Mas como os adolescentes vão decodificar a mensagem contida nessa campanha  publicitária ? Para eles, qualquer cerveja é rigorosamente proibida em qualquer situação. Ocorre que, segundo a Pesquisa Nacional da Saúde do Escolar do IBGE, 71,4% dos adolescentes com idade entre 13 e 15 anos já experimentaram bebidas alcoólicas. Mas repare: apenas 15,8% conseguiram o álcool com amigos. Todos os demais, três em cada quatro, obtiveram a droga em lojas, bares e supermercados. A maioria absoluta, em festas.
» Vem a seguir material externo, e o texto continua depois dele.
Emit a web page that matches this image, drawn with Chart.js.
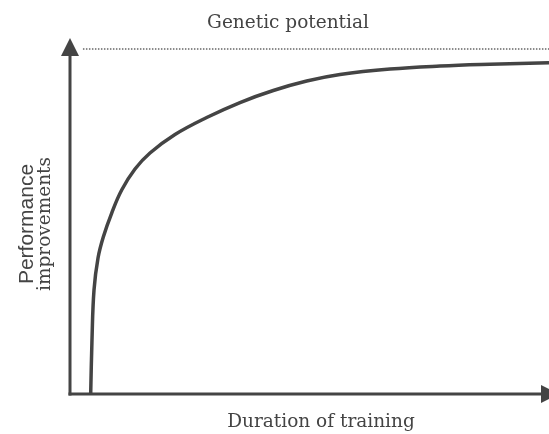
<!DOCTYPE html>
<html lang="en">
<head>
<meta charset="UTF-8">
<title>Genetic potential</title>
<script src="https://cdn.jsdelivr.net/npm/chart.js"></script>
<style>
  html, body { margin: 0; padding: 0; background: #fff; }
  #wrap { width: 549px; height: 434px; }
</style>
</head>
<body>
<div id="wrap"><canvas id="chart" width="549" height="434"></canvas></div>
<script>
// duration of training (0-100) vs performance improvement (0-100, 100 = genetic potential)
const duration = [4.32, 4.59, 5.01, 5.85, 6.95, 8.71, 10.79, 13.57, 16.7, 21.92, 28.54, 35.49, 42.44, 49.42, 56.37, 66.81, 77.24, 87.68, 100];
const performance = [0, 15.65, 30.14, 39.42, 45.51, 52.46, 59.13, 65.22, 69.86, 75.22, 80.14, 84.49, 87.97, 90.72, 92.61, 94.2, 95.07, 95.59, 96.03];
const potentialX = [2.7, 100];
const potentialY = [100, 100];

const titleText = 'Genetic potential';
const xTitle = 'Duration of training';
const yTitle = ['Performance', 'improvements'];

const ink = '#444444';
const serif = '"DejaVu Serif", serif';

const curvePoints = duration.map((x, i) => ({ x: x, y: performance[i] }));
const potentialPoints = potentialX.map((x, i) => ({ x: x, y: potentialY[i] }));

// axes with arrow heads and the text labels
const decorations = {
  id: 'decorations',
  beforeDatasetsDraw(chart) {
    const ctx = chart.ctx;
    const a = chart.chartArea;
    ctx.save();
    ctx.strokeStyle = ink;
    ctx.fillStyle = ink;
    ctx.lineWidth = 3;
    // y axis
    ctx.beginPath();
    ctx.moveTo(a.left, a.bottom + 1.5);
    ctx.lineTo(a.left, a.top + 7);
    ctx.stroke();
    ctx.beginPath();
    ctx.moveTo(a.left, a.top - 11);
    ctx.lineTo(a.left - 9, a.top + 7);
    ctx.lineTo(a.left + 9, a.top + 7);
    ctx.closePath();
    ctx.fill();
    // x axis
    ctx.beginPath();
    ctx.moveTo(a.left - 1.5, a.bottom);
    ctx.lineTo(a.right - 8, a.bottom);
    ctx.stroke();
    ctx.beginPath();
    ctx.moveTo(a.right + 10, a.bottom);
    ctx.lineTo(a.right - 8, a.bottom - 9);
    ctx.lineTo(a.right - 8, a.bottom + 9);
    ctx.closePath();
    ctx.fill();

    // texts
    ctx.textAlign = 'center';
    ctx.textBaseline = 'alphabetic';
    ctx.font = '18.5px ' + serif;
    ctx.fillText(titleText, 288, 28);
    ctx.fillText(xTitle, 321, 427);

    ctx.save();
    ctx.translate(0, 224);
    ctx.rotate(-Math.PI / 2);
    ctx.font = '21px "Liberation Sans", Arial, sans-serif';
    ctx.fillText(yTitle[0], 0, 33);
    ctx.font = '18.5px ' + serif;
    ctx.fillText(yTitle[1], 0, 50);
    ctx.restore();
    ctx.restore();
  }
};

new Chart(document.getElementById('chart'), {
  type: 'scatter',
  data: {
    datasets: [
      {
        data: curvePoints,
        showLine: true,
        borderColor: ink,
        borderWidth: 3.5,
        pointRadius: 0,
        tension: 0.4,
        clip: false
      },
      {
        data: potentialPoints,
        showLine: true,
        borderColor: '#666666',
        borderWidth: 1.5,
        borderDash: [1.5, 1.5],
        pointRadius: 0,
        clip: false
      }
    ]
  },
  options: {
    responsive: false,
    animation: false,
    layout: { padding: { left: 70, right: 0, top: 49, bottom: 40 } },
    plugins: {
      legend: { display: false },
      tooltip: { enabled: false },
      title: { display: false }
    },
    scales: {
      x: { type: 'linear', min: 0, max: 100, display: false },
      y: { type: 'linear', min: 0, max: 100, display: false }
    }
  },
  plugins: [decorations]
});
</script>
</body>
</html>
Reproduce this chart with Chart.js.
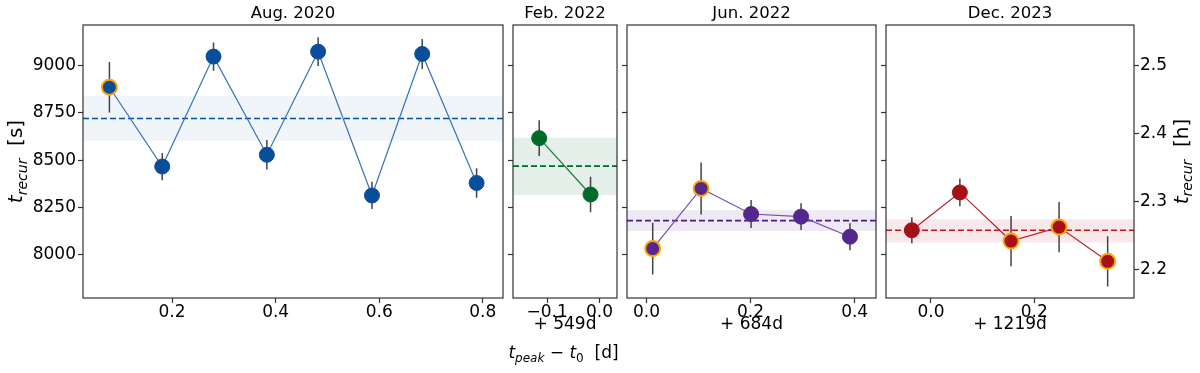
<!DOCTYPE html>
<html>
<head>
<meta charset="utf-8">
<script src="https://cdn.jsdelivr.net/npm/chart.js@4.4.1/dist/chart.umd.min.js"></script>
<style>
  html, body { margin: 0; padding: 0; background: #fff; }
  #wrap { position: relative; width: 1200px; height: 373px; }
  #wrap canvas { position: absolute; left: 0; top: 0; }
</style>
</head>
<body>
<div id="wrap">
  <canvas id="c-aug" width="1200" height="373"></canvas>
  <canvas id="c-feb" width="1200" height="373"></canvas>
  <canvas id="c-jun" width="1200" height="373"></canvas>
  <canvas id="c-dec" width="1200" height="373"></canvas>
</div>
<script>
// shared recurrence-time axis (seconds on the left, hours on the right)
const secLim = [7772, 9215];
const secTicks = [8000, 8250, 8500, 8750, 9000];
const hourTicks = [2.2, 2.3, 2.4, 2.5];
const hourTickLabels = ['2.2', '2.3', '2.4', '2.5'];

// Aug. 2020
const augT = [0.079, 0.181, 0.280, 0.383, 0.482, 0.586, 0.683, 0.788];
const augRecur = [8886, 8467, 9048, 8529, 9074, 8314, 9062, 8380];
const augErr = [134, 72, 75, 78, 76, 72, 79, 78];
const augFlag = [1, 0, 0, 0, 0, 0, 0, 0];
const augMean = 8721;
const augBand = [8603, 8840];
const augXLim = [0.028, 0.839];
const augXTicks = [0.2, 0.4, 0.6, 0.8];
const augXTickLabels = ['0.2', '0.4', '0.6', '0.8'];

// Feb. 2022
const febT = [-0.115, -0.017];
const febRecur = [8617, 8319];
const febErr = [94, 94];
const febFlag = [0, 0];
const febMean = 8469;
const febBand = [8317, 8619];
const febXLim = [-0.165, 0.0335];
const febXTicks = [-0.1, 0.0];
const febXTickLabels = ['\u22120.1', '0.0'];

// Jun. 2022
const junT = [0.012, 0.105, 0.201, 0.297, 0.391];
const junRecur = [8033, 8351, 8216, 8202, 8096];
const junErr = [137, 137, 74, 71, 71];
const junFlag = [1, 1, 0, 0, 0];
const junMean = 8181;
const junBand = [8126, 8236];
const junXLim = [-0.0374, 0.441];
const junXTicks = [0.0, 0.2, 0.4];
const junXTickLabels = ['0.0', '0.2', '0.4'];

// Dec. 2023
const decT = [-0.037, 0.056, 0.155, 0.248, 0.342];
const decRecur = [8130, 8330, 8073, 8147, 7966];
const decErr = [69, 73, 133, 133, 133];
const decFlag = [0, 0, 1, 1, 1];
const decMean = 8130;
const decBand = [8066, 8188];
const decXLim = [-0.087, 0.393];
const decXTicks = [0.0, 0.2];
const decXTickLabels = ['0.0', '0.2'];

const FONT = 'DejaVu Sans';
const AXIS = '#333';

// draws a line of mixed text (italic / subscript pieces), centred on cx
function drawRich(ctx, segs, cx, cy, angle) {
    ctx.save();
    ctx.translate(cx, cy);
    ctx.rotate(angle);
    ctx.fillStyle = '#000';
    ctx.textBaseline = 'alphabetic';
    let total = 0;
    segs.forEach(s => {
        ctx.font = (s.italic ? 'italic ' : '') + s.size + 'px "' + FONT + '"';
        s.w = ctx.measureText(s.text).width;
        total += s.w;
    });
    let x = -total / 2;
    segs.forEach(s => {
        ctx.font = (s.italic ? 'italic ' : '') + s.size + 'px "' + FONT + '"';
        ctx.fillText(s.text, x, s.dy || 0);
        x += s.w;
    });
    ctx.restore();
}

const recurLabel = unit => [
    { text: 't', size: 20, italic: true },
    { text: 'recur', size: 14, italic: true, dy: 4.5 },
    { text: '  [' + unit + ']', size: 20 }
];

const peakLabel = [
    { text: 't', size: 17, italic: true },
    { text: 'peak', size: 12, italic: true, dy: 3.5 },
    { text: ' \u2212 ', size: 17 },
    { text: 't', size: 17, italic: true },
    { text: '0', size: 12, dy: 3.5 },
    { text: '  [d]', size: 17 }
];

const framePlugin = {
    id: 'frame',
    afterDraw(chart) {
        const { ctx, chartArea: a } = chart;
        ctx.save();
        ctx.strokeStyle = AXIS;
        ctx.lineWidth = 1.2;
        ctx.strokeRect(a.left, a.top, a.right - a.left, a.bottom - a.top);
        ctx.restore();
        const extra = chart.options.plugins.richText || [];
        extra.forEach(l => {
            const mid = (a.top + a.bottom) / 2;
            if (l.kind === 'left') drawRich(ctx, l.segs, a.left - 61, mid, -Math.PI / 2);
            if (l.kind === 'right') drawRich(ctx, l.segs, a.right + 53.5, mid, -Math.PI / 2);
            if (l.kind === 'below') drawRich(ctx, l.segs, (a.left + a.right) / 2 - 1.5, a.bottom + 60, 0);
        });
    }
};

const tickFont = { family: FONT, size: 17 };
const gridTicks = { display: true, drawOnChartArea: false, drawTicks: true, tickLength: 5, tickColor: AXIS, tickWidth: 1.2 };

function makePanel(id, p) {
    const pts = p.t.map((x, i) => ({ x, y: p.recur[i] }));
    const bars = [];
    p.t.forEach((x, i) => {
        bars.push({ x, y: p.recur[i] - p.err[i] });
        bars.push({ x, y: p.recur[i] + p.err[i] });
        bars.push({ x, y: null });
    });

    const scales = {
        x: {
            type: 'linear', position: 'bottom',
            min: p.xLim[0], max: p.xLim[1],
            afterBuildTicks: s => { s.ticks = p.xTicks.map(v => ({ value: v })); },
            ticks: {
                autoSkip: false, maxRotation: 0, padding: -1, color: '#000', font: tickFont,
                callback: (v, i) => p.xTickLabels[i]
            },
            grid: gridTicks,
            border: { display: false },
            title: {
                display: !!p.offset, text: p.offset, color: '#000',
                font: { family: FONT, size: 17 }, padding: { top: 0, bottom: 38 }
            },
            afterFit: s => { s.height = 75; }
        },
        y: {
            type: 'linear', position: 'left',
            min: secLim[0], max: secLim[1],
            afterBuildTicks: s => { s.ticks = secTicks.map(v => ({ value: v })); },
            ticks: { display: p.yLabels, padding: 2, color: '#000', font: tickFont, callback: v => String(v) },
            grid: gridTicks,
            border: { display: false },
            afterFit: s => { s.width = p.yW; }
        }
    };
    if (p.hours) {
        scales.y2 = {
            type: 'linear', position: 'right',
            min: secLim[0] / 3600, max: secLim[1] / 3600,
            afterBuildTicks: s => { s.ticks = hourTicks.map(v => ({ value: v })); },
            ticks: { padding: 1, color: '#000', font: tickFont, callback: (v, i) => hourTickLabels[i] },
            grid: gridTicks,
            border: { display: false },
            afterFit: s => { s.width = p.y2W; }
        };
    }

    return new Chart(document.getElementById(id), {
        type: 'scatter',
        data: {
            datasets: [
                {
                    data: pts, showLine: false, order: 1,
                    pointRadius: 7.5,
                    pointBackgroundColor: p.color,
                    pointBorderColor: p.flag.map(f => f ? '#ffa500' : p.color),
                    pointBorderWidth: p.flag.map(f => f ? 2 : 1)
                },
                {
                    data: pts, showLine: true, order: 2,
                    borderColor: p.lineColor, borderWidth: 1.2, pointRadius: 0
                },
                {
                    data: bars, showLine: true, spanGaps: false, order: 3,
                    borderColor: 'rgba(35,35,35,0.85)', borderWidth: 1.5, pointRadius: 0
                },
                {
                    data: [{ x: p.xLim[0], y: p.mean }, { x: p.xLim[1], y: p.mean }],
                    showLine: true, order: 4,
                    borderColor: p.meanColor, borderWidth: 1.6, borderDash: [6, 3], pointRadius: 0
                },
                {
                    data: [{ x: p.xLim[0], y: p.band[1] }, { x: p.xLim[1], y: p.band[1] }],
                    showLine: true, order: 5,
                    borderColor: 'transparent', pointRadius: 0,
                    fill: { value: p.band[0] }, backgroundColor: p.bandColor
                }
            ]
        },
        options: {
            responsive: false,
            animation: false,
            devicePixelRatio: 1,
            layout: {
                autoPadding: false,
                padding: { left: p.box[0] - p.yW, right: 1200 - p.box[1] - (p.hours ? p.y2W : 0), top: 0, bottom: 0 }
            },
            scales,
            plugins: {
                legend: { display: false },
                tooltip: { enabled: false },
                title: {
                    display: true, text: p.title, fullSize: false, color: '#000',
                    font: { family: FONT, size: 16.5, weight: 'normal' },
                    padding: { top: 4, bottom: 1.2 }
                },
                richText: p.richText
            }
        },
        plugins: [framePlugin]
    });
}

makePanel('c-aug', {
    title: 'Aug. 2020', offset: '', box: [83, 503], yW: 83, yLabels: true,
    t: augT, recur: augRecur, err: augErr, flag: augFlag, mean: augMean, band: augBand,
    xLim: augXLim, xTicks: augXTicks, xTickLabels: augXTickLabels,
    color: '#0a4d9b', lineColor: '#3572bb', meanColor: '#0a4d9b', bandColor: 'rgba(8,81,156,0.06)',
    richText: [{ kind: 'left', segs: recurLabel('s') }]
});
makePanel('c-feb', {
    title: 'Feb. 2022', offset: '+ 549d', box: [513, 617], yW: 10, yLabels: false,
    t: febT, recur: febRecur, err: febErr, flag: febFlag, mean: febMean, band: febBand,
    xLim: febXLim, xTicks: febXTicks, xTickLabels: febXTickLabels,
    color: '#006a2a', lineColor: '#1c7a3c', meanColor: '#006a2a', bandColor: 'rgba(0,109,44,0.11)',
    richText: [{ kind: 'below', segs: peakLabel }]
});
makePanel('c-jun', {
    title: 'Jun. 2022', offset: '+ 684d', box: [627, 876], yW: 10, yLabels: false,
    t: junT, recur: junRecur, err: junErr, flag: junFlag, mean: junMean, band: junBand,
    xLim: junXLim, xTicks: junXTicks, xTickLabels: junXTickLabels,
    color: '#54278f', lineColor: '#7052a8', meanColor: '#4a1d8a', bandColor: 'rgba(84,39,143,0.10)',
    richText: []
});
makePanel('c-dec', {
    title: 'Dec. 2023', offset: '+ 1219d', box: [886, 1134], yW: 10, y2W: 66, yLabels: false, hours: true,
    t: decT, recur: decRecur, err: decErr, flag: decFlag, mean: decMean, band: decBand,
    xLim: decXLim, xTicks: decXTicks, xTickLabels: decXTickLabels,
    color: '#a50f15', lineColor: '#b0242a', meanColor: '#c0141b', bandColor: 'rgba(190,30,40,0.10)',
    richText: [{ kind: 'right', segs: recurLabel('h') }]
});
</script>
</body>
</html>
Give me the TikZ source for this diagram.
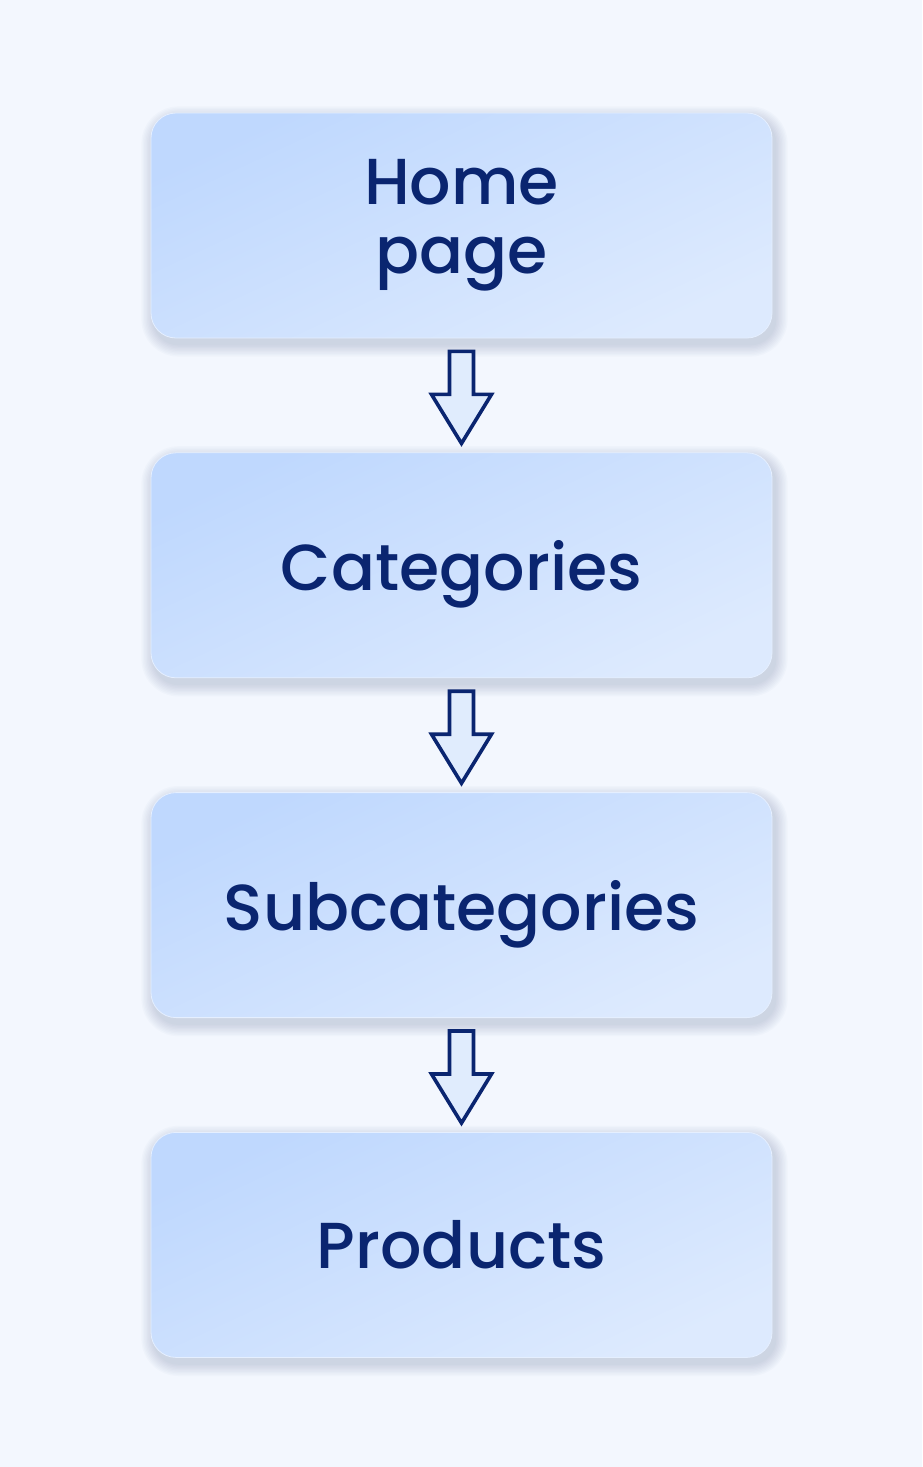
\documentclass[tikz,border=0pt]{standalone}
\usepackage{fontspec}
\setmainfont{Poppins Medium}
\usepackage{xcolor}
\usepackage{tikz}
\usetikzlibrary{positioning,backgrounds}
\definecolor{pagebg}{HTML}{F3F7FE}
\definecolor{boxtop}{HTML}{BFD8FE}
\definecolor{boxbottom}{HTML}{DDEAFE}
\definecolor{boxshadow}{HTML}{5C6F94}
\definecolor{navytext}{HTML}{0A2570}
\definecolor{arrowfill}{HTML}{E0ECFD}
\tikzset{
  level box/.style={rectangle,rounded corners=12.5pt,minimum width=310.5pt,
    minimum height=112.5pt,inner sep=0pt,top color=boxtop,bottom color=boxbottom,
    shading angle=25,draw=white!60!boxtop,line width=0.4pt,
    text=navytext,align=center,text depth=0pt,
    font=\fontsize{32.5}{34.5}\selectfont},
  soft shadow/.style={fill=boxshadow,fill opacity=0.028},
  flow arrow/.style={draw=navytext,fill=arrowfill,line width=1.8pt,line join=miter}
}

\begin{document}
\begin{tikzpicture}
  \useasboundingbox (0,0) rectangle (461pt,-733.5pt);
  \node[level box,text depth={}] (home) at (230.75pt,-112.75pt) {Home\\page};
  \node[level box,below=57pt of home] (cat) {Categories};
  \node[level box,below=57pt of cat] (sub) {Subcategories};
  \node[level box,below=57pt of sub] (prod) {Products};
  \foreach \a/\b in {home/cat,cat/sub,sub/prod} {
    \path (\a.south) ++(0,-6.5pt) coordinate (\a-tail);
    \draw[flow arrow] (\a-tail) ++(-6pt,0) -- ++(12pt,0) -- ++(0,-21.5pt)
      -- ++(9pt,0) -- ++(-15pt,-24.5pt) -- ++(-15pt,24.5pt) -- ++(9pt,0) -- cycle;
  }
  \begin{scope}[on background layer]
    \fill[pagebg] (0,0) rectangle (461pt,-733.5pt);
    \foreach \n in {home,cat,sub,prod} {
      \foreach \r in {0.5,1.2,...,6.1} {
        \fill[soft shadow,rounded corners=12.5pt+\r pt]
          ([shift={(1.5pt-\r pt,-3pt-\r pt)}]\n.south west)
          rectangle ([shift={(1.5pt+\r pt,-3pt+\r pt)}]\n.north east);
      }
    }
  \end{scope}
\end{tikzpicture}
\end{document}
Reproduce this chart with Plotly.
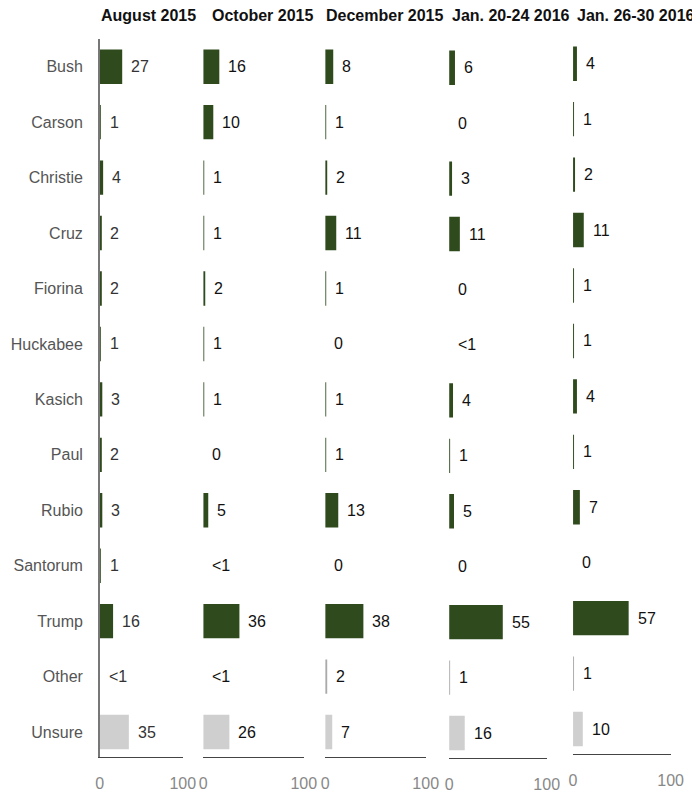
import plotly.graph_objects as go

W, H = 700, 792
OFF = 8  # page body margin: figure is drawn 8px right/down of the window corner

candidates = ["Bush", "Carson", "Christie", "Cruz", "Fiorina", "Huckabee", "Kasich",
              "Paul", "Rubio", "Santorum", "Trump", "Other", "Unsure"]

periods = ["August 2015", "October 2015", "December 2015", "Jan. 20-24 2016", "Jan. 26-30 2016"]

aug_2015 = ["27", "1", "4", "2", "2", "1", "3", "2", "3", "1", "16", "<1", "35"]
oct_2015 = ["16", "10", "1", "1", "2", "1", "1", "0", "5", "<1", "36", "<1", "26"]
dec_2015 = ["8", "1", "2", "11", "1", "0", "1", "1", "13", "0", "38", "2", "7"]
jan_20_24_2016 = ["6", "0", "3", "11", "0", "<1", "4", "1", "5", "0", "55", "1", "16"]
jan_26_30_2016 = ["4", "1", "2", "11", "1", "1", "4", "1", "7", "0", "57", "1", "10"]

x_tick_vals = [0, 100]
x_tick_text = ["0", "100"]

series = [aug_2015, oct_2015, dec_2015, jan_20_24_2016, jan_26_30_2016]


def to_num(s):
    return 0.0 if s.startswith("<") else float(s)


GREEN = "#2f4a1c"
OTHER_GRAY = "#aaaaaa"
UNSURE_GRAY = "#d0cfd0"


def color_for(cat):
    if cat == "Other":
        return OTHER_GRAY
    if cat == "Unsure":
        return UNSURE_GRAY
    return GREEN


# panel layout (window pixels)
x_domains_px = [(98, 183), (204, 307), (329, 432), (456, 556), (583, 683)]
y_domains_px = [(39, 757), (39, 757), (39, 757), (40, 758), (36, 754)]
title_x_px = [97, 211, 328, 457, 585]
title_y_px = 16
label_colors = ["#333333", "#111111", "#111111", "#111111", "#111111"]


def px_x(p):
    return (p - OFF) / W


def px_y(p):
    return 1 - (p - OFF) / H


fig = go.Figure()
annotations = []
layout = {}

for i, (period, labels) in enumerate(zip(periods, series)):
    idx = "" if i == 0 else str(i + 1)
    xa, ya = "x" + idx, "y" + idx
    vals = [to_num(s) for s in labels]
    fig.add_trace(go.Bar(
        x=vals, y=candidates, orientation="h",
        marker=dict(color=[color_for(c) for c in candidates], line=dict(width=0)),
        width=0.62, xaxis=xa, yaxis=ya, showlegend=False, hoverinfo="skip",
    ))
    for c, v, s in zip(candidates, vals, labels):
        annotations.append(dict(
            x=v, y=c, xref=xa, yref=ya, text=s, showarrow=False,
            xanchor="left", yanchor="middle", xshift=7,
            font=dict(family="Liberation Sans, Arial", size=16, color=label_colors[i]),
        ))
    annotations.append(dict(
        x=px_x(title_x_px[i]), y=px_y(title_y_px), xref="paper", yref="paper",
        text="<b>" + period + "</b>", showarrow=False, xanchor="left", yanchor="middle",
        font=dict(family="Liberation Sans, Arial", size=16, color="#111111"),
    ))
    x0, x1 = x_domains_px[i]
    yt, yb = y_domains_px[i]
    layout["xaxis" + idx] = dict(
        domain=[px_x(x0), px_x(x1)], range=[0, 100], anchor=ya,
        showgrid=False, zeroline=False, showline=True, linecolor="#444444", linewidth=1.2,
        ticks="inside", ticklen=5, tickwidth=1.2, tickcolor="#444444",
        tickvals=x_tick_vals, ticktext=x_tick_text, ticklabelstandoff=12,
        tickfont=dict(family="Liberation Sans, Arial", size=16, color="#888888"),
    )
    layout["yaxis" + idx] = dict(
        domain=[px_y(yb), px_y(yt)], range=[12.45, -0.5], anchor=xa,
        type="category", categoryorder="array", categoryarray=candidates,
        showgrid=False, zeroline=False, ticks="",
        showline=(i == 0), linecolor="#777777", linewidth=1.5,
        showticklabels=(i == 0), ticklabelstandoff=12,
        tickfont=dict(family="Liberation Sans, Arial", size=16, color="#555555"),
    )

fig.update_layout(
    width=W, height=H, margin=dict(l=0, r=0, t=0, b=0),
    paper_bgcolor="white", plot_bgcolor="white",
    annotations=annotations, **layout,
)

fig.write_html("out.html")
Não é difícil perceber a vulnerabilidade desse segmento da nossa população. Os mais jovens, que deveriam estar efetivamente sob proteção do Estado e a salvo da drogadição, bebem em qualquer lugar. Muitas vezes, com a condescendência — e até o incentivo descarado — da família. Assim, esses jovens acabam formando uma boa parte da clientela das indústrias de bebidas, que indisfarçavelmente nutrem interesses por esse segmento do mercado. Nas baladas do centro rico das metrópoles, eles consomem desbragadamente os ‘ices’, que são bebidas alcoólicas com gosto de refrigerante; nas da periferia, misturam vodka barata com refrigerante. 

É aí que o apelo da cerveja Proibida cai como uma luva: no seio do público adolescente. Para eles, o álcool se equipara a todos os estupefacientes em sua imanente ilegalidade: é tão proibido quanto a maconha, a cocaína e o crack. O fato de ser liberado para os maiores de dezoito anos não o torna legal nem moralmente aceitável para essa faixa etária. Mas cria uma empatia mercadológica com a ânimo transgressor característico da adolescência.Quanto mais proibida, mais atraente se torna a cerveja para quem não pode, mas vai bebê-la.

À medida em que ganha ao se aproximar do que é ilegal — e com a vantagem de não sê-lo — a campanha da cerveja Proibida também se aproxima do limite tênue entre publicidade e apologia.No campo do direito, isso faz uma enorme diferença. No da publicidade, talvez nem tanto. Mas é no campo da ética que se situa o discussão. E essa dubiedade oferecida por um produto que é uma droga, mas não ilegal, e uma campanha que é publicidade, mas também tem um caráter apologético, que pauta o problema.

Como a publicidade no Brasil é auto-regulada, com a palavra o CONAR.